The 17-page document states ACPS will bargain with an employee organization if 30% of those bargaining employees (also known in groups as “units”) endorse it. The draft resolution also outlines rules for a three-year agreement that would cover four yet-to-be-identified topics. After the agreement expires three years later, two additional topics could be added for negotiation. Topics covered could include wages, benefits and terms and conditions of employment.

We want a normal, democratic election without an election participation threshold,” said Dawn Lucas, president of the Education Association of Alexandria (EAA).

Last October, EAA started the collective bargaining process by sending the Board an employee certification submission on behalf of all licensed teachers. That submission gave the Board 120 days to authorize the collective bargaining process by Feb. 13. A full board action on the resolution is anticipated to occur on Thursday, March 21.

School Board Chair Michelle Rief said that she anticipates a future public hearing dedicated to the collective bargaining resolution.

“This has been a long time coming, for sure,” Rief said. “At the end of the day we really want our teachers to know that we value you.”

ACPS is currently experiencing a staffing crisis, and James Rutigliano, a second grade teacher at Jefferson-Houston K-8 School, said that without an agreement that he and other teachers will quit.

“Talented teachers will not come to ACPs if they feel their labor, ideas, and work product will be exploited,” Rutigliano told the Board. “We must negotiate in good faith, and an election participation threshold is simply undemocratic. It tells our students and our community that the voice will only matter if and only if they hold power.”

The draft resolution also says that there will be two bargaining units, one made of licensed personnel (teachers, school counselors, specialists, librarians, school psychologists, social workers, speech pathologists, department chairs, and 10-month, 11-month, and 12-month Licensed Personnel) and a second unit made up of “education support professionals.” Administrative employees are not included in the draft agreement. They include principals, assistant principals and supervisors.

Rief said last month that the school system wants to reach a collective bargaining agreement by the end of this calendar year. Such a deadline means that any major changes to staff benefits and compensation could be realized with next year’s passage of the Fiscal Year 2026 budget.

School Board Member Tim Beaty, a former leader with the International Brotherhood of Teamsters, won a recent special election by mostly campaigning on the importance of collective bargaining. He said that it might be helpful for EAA and the School Board to discuss the school system’s needs in a meeting.

“I’m persuaded by the arguments that were made that it would be helpful to have a direct conversation between the Board and the EAA about the draft resolution,” Beaty said.

Lucas said that it feels as if the needs and desires of her members were not considered when ACPS created the draft resolution. She said that the association wants bargaining rights for all employees, including licensed staff, support staff, and administrators.

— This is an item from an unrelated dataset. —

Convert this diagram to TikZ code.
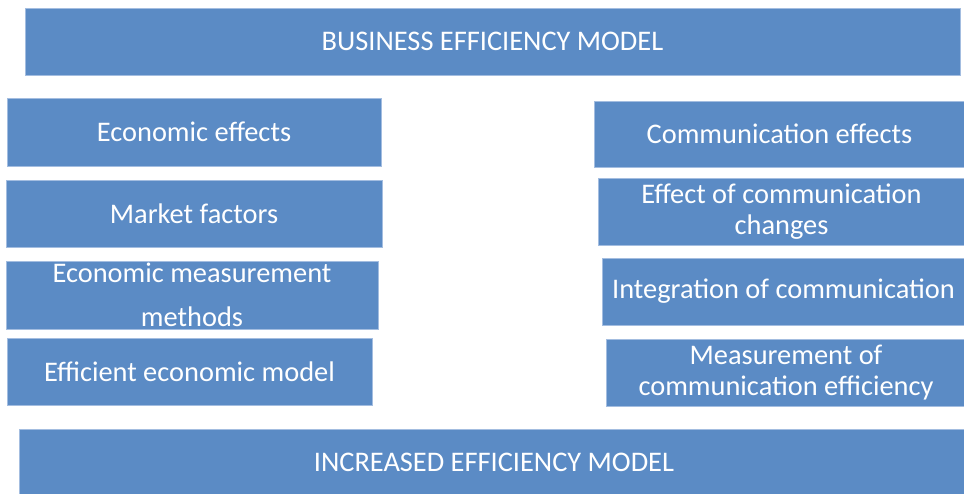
\documentclass[tikz,border=0pt]{standalone}
\usepackage{fontspec}
\setmainfont{Carlito}
\definecolor{boxfill}{HTML}{5B8BC5}
\definecolor{boxline}{HTML}{A3BDE0}
\begin{document}
\begin{tikzpicture}[x=1pt,y=-1pt,
  box/.style={rectangle, fill=boxfill, draw=boxline, line width=0.8pt, inner sep=0pt, outer sep=0pt,
    text=white, align=center, font=\fontsize{28.4}{30.5}\selectfont},
]
\useasboundingbox[fill=white] (0,0) rectangle (964,494);
\node[box, minimum width=935, minimum height=67] (top) at (492.5,41.5) {BUSINESS EFFICIENCY MODEL};
\node[box, minimum width=374, minimum height=68] (ee) at (194,132) {Economic effects};
\node[box, minimum width=376, minimum height=67] (mf) at (194,213.5) {Market factors};
\node[box, minimum width=372, minimum height=68] (emm) at (192,295) {Economic measurement\\[13pt]methods};
\node[box, minimum width=365, minimum height=67] (eem) at (189.5,371.5) {Efficient economic model};
\node[box, minimum width=371, minimum height=66] (ce) at (779.5,134) {Communication effects};
\node[box, minimum width=367, minimum height=67] (ecc) at (781.5,211.5) {Effect of communication\\changes};
\node[box, minimum width=363, minimum height=67] (ic) at (783.5,291.5) {Integration of communication};
\node[box, minimum width=360, minimum height=67] (mce) at (786,372.5) {Measurement of\\communication efficiency};
\node[box, minimum width=950, minimum height=66] (inc) at (494,462) {INCREASED EFFICIENCY MODEL};
\end{tikzpicture}
\end{document}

“All employees deserve bargaining rights,” Lucas said. “We want the right to bargain over the many topics related to our working and learning conditions, including current policies, regulations, procedures and practices. If we are unable to bargain over the terms and conditions of employment, there is very little, if anything, left to bargain.”

Alexandria approved collective bargaining in 2021, after former Governor Ralph Northam announced the law in 2020. It took the city nearly two years to negotiate a collective bargaining agreement with police and firefighters.